Ketahanan terhadap Perubahan dan Budaya Belajar yang Lemah
OPD yang stagnan sering kali menunjukkan resistensi terhadap perubahan dan minimnya budaya belajar. Ketika gagasan baru dihadapkan pada rutinitas yang nyaman atau ketakutan gagal, inovasi sulit terjadi. Budaya belajar mendorong evaluasi, refleksi atas praktik, dan perbaikan berkelanjutan. OPD yang berhasil menerapkan akuntabilitas tinggi biasanya memiliki mekanisme pembelajaran: evaluasi proyek, berbagi pengalaman antarunit, serta penerapan hasil audit sebagai bahan perbaikan. Mengubah mindset pegawai dari sekadar memenuhi target administratif menjadi pemecah masalah yang adaptif membutuhkan kepemimpinan, insentif, dan contoh penerapan yang konsisten.
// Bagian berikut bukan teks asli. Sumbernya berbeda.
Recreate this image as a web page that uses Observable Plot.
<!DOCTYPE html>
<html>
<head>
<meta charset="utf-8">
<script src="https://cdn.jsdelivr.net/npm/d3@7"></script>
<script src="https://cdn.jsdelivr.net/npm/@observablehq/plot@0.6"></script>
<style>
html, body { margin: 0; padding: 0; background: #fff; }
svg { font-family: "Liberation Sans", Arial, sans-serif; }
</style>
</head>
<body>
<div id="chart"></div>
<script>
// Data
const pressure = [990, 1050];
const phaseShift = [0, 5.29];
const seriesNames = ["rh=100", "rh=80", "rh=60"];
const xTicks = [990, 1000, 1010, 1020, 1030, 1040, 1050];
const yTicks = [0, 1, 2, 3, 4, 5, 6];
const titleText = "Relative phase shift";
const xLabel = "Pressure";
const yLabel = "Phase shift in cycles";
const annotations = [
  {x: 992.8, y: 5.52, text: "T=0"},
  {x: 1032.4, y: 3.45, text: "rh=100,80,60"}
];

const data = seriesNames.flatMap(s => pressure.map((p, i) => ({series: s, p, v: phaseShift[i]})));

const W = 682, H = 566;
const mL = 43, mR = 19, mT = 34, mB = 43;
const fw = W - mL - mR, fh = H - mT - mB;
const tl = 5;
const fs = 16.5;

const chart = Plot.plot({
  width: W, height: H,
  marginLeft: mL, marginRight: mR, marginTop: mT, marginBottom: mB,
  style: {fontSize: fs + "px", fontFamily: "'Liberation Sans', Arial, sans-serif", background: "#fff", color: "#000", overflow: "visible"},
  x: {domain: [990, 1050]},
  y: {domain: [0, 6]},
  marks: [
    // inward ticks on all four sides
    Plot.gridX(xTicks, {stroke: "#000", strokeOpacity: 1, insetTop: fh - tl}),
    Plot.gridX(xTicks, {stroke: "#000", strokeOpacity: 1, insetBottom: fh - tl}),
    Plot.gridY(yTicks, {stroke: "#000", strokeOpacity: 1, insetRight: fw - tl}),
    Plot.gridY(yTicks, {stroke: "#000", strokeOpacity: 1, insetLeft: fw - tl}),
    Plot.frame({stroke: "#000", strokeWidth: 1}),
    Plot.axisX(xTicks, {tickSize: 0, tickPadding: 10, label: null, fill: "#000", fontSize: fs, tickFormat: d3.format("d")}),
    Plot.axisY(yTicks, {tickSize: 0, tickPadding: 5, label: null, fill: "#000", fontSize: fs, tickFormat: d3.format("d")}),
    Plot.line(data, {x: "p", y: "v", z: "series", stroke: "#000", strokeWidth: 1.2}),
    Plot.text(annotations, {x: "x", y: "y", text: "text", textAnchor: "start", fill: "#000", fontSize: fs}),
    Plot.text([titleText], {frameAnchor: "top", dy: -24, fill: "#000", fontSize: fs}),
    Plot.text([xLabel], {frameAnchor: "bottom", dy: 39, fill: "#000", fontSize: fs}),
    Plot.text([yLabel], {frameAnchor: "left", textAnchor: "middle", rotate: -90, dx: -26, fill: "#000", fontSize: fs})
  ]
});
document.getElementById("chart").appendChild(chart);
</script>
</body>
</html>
Jalan Menuju Peningkatan Akuntabilitas yang Berkelanjutan
Nilai akuntabilitas OPD yang stagnan bukanlah persoalan tunggal; ini merupakan hasil interaksi banyak faktor mulai dari kepemimpinan, kapasitas SDM, sistem pengukuran, budaya organisasi, hingga tekanan politik dan keterbatasan sumber daya. Perbaikan memerlukan pendekatan menyeluruh yang menggabungkan reformasi prosedural, penguatan pengawasan, pembangunan kapasitas, investasi teknologi, serta keterlibatan publik. Yang penting adalah menggerakkan perubahan secara bertahap namun konsisten, dimulai dari perbaikan kecil yang berdampak nyata hingga reformasi struktur yang lebih besar. Dengan komitmen jangka panjang dan sinergi antar pemangku kepentingan, OPD akan bisa mengangkat nilai akuntabilitasnya dari stagnasi menuju praktek tata kelola yang lebih transparan, bertanggung jawab, dan berorientasi pada pelayanan publik.